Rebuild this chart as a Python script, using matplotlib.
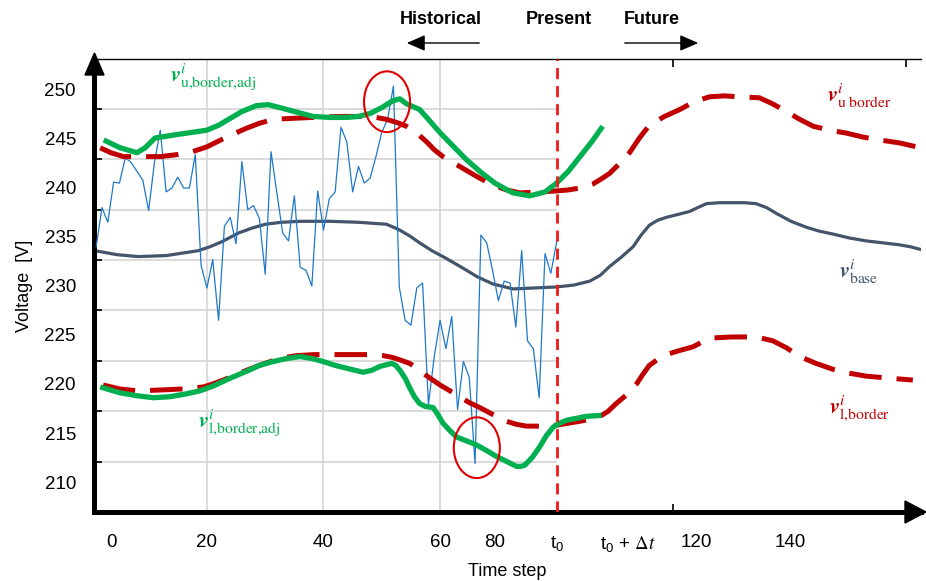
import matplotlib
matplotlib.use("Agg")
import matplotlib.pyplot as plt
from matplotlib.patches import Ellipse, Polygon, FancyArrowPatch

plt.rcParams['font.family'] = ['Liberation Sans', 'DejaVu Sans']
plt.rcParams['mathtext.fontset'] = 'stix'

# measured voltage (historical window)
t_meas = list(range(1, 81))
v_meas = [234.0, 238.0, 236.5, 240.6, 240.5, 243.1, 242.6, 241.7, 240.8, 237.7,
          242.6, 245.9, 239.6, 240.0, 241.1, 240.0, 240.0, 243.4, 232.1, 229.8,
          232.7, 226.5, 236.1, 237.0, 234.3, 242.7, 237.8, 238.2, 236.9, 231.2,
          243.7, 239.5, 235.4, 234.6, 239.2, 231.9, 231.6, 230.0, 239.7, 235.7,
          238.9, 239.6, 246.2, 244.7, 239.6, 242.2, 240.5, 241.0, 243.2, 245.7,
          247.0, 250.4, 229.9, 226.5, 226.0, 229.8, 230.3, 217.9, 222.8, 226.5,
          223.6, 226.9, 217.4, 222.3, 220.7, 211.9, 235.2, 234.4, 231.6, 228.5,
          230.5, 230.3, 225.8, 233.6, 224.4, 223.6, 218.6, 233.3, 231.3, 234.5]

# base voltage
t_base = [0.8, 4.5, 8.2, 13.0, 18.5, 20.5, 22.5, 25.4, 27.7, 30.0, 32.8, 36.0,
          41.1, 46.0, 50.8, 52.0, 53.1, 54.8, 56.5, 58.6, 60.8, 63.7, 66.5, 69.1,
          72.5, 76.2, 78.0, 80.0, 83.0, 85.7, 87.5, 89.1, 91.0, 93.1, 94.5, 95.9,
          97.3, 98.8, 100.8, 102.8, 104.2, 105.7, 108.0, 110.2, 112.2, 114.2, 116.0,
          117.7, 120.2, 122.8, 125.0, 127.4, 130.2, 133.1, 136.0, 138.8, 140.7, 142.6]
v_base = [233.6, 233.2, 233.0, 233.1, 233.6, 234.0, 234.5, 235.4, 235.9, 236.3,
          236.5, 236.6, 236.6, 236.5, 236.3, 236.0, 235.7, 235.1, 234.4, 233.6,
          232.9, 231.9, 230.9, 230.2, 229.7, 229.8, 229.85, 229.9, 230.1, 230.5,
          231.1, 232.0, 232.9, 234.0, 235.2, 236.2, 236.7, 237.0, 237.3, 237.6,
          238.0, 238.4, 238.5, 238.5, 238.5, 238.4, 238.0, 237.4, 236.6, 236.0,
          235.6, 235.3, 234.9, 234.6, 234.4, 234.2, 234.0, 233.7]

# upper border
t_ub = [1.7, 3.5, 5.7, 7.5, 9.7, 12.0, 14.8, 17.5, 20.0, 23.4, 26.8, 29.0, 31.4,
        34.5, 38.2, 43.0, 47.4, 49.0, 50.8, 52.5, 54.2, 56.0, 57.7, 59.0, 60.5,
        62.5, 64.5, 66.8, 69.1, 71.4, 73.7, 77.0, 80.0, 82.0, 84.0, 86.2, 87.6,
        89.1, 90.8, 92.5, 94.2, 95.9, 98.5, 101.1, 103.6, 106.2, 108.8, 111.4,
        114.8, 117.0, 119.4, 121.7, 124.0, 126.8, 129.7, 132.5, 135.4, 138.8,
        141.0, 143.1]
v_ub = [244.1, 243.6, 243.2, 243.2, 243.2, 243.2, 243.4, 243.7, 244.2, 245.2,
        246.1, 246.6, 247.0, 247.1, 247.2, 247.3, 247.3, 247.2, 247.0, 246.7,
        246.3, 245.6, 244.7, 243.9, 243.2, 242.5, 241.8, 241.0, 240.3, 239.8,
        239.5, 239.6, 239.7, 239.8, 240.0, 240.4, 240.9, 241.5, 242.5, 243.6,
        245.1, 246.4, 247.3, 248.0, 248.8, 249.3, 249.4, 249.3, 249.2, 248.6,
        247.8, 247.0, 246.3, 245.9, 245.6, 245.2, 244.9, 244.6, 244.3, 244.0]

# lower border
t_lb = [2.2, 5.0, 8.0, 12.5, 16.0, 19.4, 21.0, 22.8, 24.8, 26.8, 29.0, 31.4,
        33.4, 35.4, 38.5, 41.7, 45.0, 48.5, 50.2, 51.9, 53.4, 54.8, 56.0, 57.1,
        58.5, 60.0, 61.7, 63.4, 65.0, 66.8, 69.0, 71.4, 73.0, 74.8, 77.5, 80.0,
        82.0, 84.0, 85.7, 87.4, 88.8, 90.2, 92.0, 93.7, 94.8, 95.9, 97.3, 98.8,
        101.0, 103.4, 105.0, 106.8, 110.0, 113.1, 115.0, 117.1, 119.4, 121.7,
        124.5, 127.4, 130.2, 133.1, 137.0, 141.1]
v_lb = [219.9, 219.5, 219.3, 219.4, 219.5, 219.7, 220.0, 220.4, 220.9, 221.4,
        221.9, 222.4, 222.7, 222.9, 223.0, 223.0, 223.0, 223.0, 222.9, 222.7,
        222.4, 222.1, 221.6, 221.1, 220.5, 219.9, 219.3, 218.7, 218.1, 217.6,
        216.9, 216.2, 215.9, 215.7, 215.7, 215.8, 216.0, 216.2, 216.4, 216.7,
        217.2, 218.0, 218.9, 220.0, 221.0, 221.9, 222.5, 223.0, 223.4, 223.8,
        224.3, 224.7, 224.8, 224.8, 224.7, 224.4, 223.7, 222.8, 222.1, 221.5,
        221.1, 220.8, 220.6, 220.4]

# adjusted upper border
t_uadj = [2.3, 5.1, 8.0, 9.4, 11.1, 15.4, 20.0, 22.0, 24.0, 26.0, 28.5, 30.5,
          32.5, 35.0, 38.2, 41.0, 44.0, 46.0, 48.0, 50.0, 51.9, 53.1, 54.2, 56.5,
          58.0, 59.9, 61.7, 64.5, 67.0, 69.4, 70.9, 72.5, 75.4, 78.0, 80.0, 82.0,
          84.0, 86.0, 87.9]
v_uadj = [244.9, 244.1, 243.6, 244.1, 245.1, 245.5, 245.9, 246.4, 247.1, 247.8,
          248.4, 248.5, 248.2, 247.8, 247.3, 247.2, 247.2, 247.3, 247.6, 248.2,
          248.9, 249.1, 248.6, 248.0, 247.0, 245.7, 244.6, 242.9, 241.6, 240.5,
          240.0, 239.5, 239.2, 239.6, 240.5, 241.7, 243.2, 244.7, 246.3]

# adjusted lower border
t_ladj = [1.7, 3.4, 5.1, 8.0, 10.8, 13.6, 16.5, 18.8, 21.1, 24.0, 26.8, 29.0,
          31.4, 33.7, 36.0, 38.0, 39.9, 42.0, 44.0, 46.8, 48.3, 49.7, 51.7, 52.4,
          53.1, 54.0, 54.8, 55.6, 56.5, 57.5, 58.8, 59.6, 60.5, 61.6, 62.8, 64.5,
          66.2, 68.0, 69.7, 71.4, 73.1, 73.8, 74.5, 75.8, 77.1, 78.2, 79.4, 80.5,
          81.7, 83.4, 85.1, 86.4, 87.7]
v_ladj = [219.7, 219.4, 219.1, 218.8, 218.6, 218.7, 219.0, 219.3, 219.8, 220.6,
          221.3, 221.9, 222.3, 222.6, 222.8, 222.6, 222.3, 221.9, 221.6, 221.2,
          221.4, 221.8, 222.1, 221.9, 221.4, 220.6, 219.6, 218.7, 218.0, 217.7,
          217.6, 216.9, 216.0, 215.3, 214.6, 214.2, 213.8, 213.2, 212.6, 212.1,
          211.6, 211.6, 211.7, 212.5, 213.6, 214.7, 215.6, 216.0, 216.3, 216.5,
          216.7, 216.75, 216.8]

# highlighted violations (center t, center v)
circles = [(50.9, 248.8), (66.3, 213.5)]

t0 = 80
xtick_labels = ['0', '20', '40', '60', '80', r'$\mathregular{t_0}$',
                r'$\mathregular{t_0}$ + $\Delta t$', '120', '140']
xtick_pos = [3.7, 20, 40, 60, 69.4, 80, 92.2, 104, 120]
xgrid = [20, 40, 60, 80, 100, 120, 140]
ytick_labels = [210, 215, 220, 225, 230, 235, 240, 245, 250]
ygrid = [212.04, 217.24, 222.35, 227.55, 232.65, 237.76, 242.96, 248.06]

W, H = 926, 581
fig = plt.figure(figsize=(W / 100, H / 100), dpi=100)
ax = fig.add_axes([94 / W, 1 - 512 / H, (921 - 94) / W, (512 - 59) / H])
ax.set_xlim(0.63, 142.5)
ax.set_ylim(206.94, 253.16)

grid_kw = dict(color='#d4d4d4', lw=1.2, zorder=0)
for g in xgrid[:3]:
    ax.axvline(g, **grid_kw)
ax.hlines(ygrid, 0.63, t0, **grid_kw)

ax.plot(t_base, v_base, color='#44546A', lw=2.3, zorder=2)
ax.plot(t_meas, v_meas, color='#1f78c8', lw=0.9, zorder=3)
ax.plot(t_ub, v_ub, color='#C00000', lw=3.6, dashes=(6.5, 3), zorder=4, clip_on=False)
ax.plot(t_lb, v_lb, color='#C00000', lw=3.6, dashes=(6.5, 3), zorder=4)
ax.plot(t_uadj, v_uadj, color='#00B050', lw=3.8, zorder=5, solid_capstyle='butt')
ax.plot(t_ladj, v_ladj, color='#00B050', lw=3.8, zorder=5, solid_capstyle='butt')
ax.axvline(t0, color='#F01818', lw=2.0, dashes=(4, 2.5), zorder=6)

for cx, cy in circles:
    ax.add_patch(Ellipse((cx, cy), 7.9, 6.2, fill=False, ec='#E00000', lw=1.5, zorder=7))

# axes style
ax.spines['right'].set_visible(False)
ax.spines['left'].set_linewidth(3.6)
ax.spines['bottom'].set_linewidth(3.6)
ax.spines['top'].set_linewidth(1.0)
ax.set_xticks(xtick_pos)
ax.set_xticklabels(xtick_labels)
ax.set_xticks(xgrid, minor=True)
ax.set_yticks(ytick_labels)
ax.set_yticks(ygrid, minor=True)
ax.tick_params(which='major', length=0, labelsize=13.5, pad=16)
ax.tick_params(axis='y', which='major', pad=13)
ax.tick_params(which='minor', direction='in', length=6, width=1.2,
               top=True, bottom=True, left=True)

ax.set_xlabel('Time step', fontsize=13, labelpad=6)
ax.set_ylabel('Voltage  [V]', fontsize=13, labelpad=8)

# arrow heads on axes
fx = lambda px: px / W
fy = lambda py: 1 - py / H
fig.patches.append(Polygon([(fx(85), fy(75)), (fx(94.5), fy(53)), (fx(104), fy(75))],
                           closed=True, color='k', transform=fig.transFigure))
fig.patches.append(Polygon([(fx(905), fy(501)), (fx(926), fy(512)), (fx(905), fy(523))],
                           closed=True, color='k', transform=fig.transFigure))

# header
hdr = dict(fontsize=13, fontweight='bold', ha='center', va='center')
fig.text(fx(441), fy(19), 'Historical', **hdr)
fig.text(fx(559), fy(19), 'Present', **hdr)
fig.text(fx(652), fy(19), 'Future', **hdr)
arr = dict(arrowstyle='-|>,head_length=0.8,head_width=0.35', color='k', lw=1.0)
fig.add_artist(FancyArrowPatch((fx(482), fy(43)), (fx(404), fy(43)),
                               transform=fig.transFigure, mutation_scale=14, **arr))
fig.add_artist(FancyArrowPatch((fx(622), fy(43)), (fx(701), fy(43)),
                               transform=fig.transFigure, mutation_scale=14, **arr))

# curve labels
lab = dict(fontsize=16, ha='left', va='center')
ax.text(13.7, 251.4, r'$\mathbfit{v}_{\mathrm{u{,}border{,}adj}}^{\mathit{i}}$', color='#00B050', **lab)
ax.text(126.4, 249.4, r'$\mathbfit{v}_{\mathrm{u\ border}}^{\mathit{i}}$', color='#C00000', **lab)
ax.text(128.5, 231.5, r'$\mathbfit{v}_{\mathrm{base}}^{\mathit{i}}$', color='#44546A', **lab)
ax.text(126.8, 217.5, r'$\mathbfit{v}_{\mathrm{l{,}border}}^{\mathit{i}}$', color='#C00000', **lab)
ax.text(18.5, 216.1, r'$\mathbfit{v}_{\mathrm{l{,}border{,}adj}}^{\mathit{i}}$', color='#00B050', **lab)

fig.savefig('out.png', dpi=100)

_ _ _ _ _

THE REQUEST:
Leave out the pictures, then repeat the listing above exactly from its first line to the line with "plt.rcParams['mathtext.fontset'] = 'stix'", inclusive.

ANSWER TO THE EXERCISE:
Rebuild this chart as a Python script, using matplotlib.
import matplotlib
matplotlib.use("Agg")
import matplotlib.pyplot as plt
from matplotlib.patches import Ellipse, Polygon, FancyArrowPatch

plt.rcParams['font.family'] = ['Liberation Sans', 'DejaVu Sans']
plt.rcParams['mathtext.fontset'] = 'stix'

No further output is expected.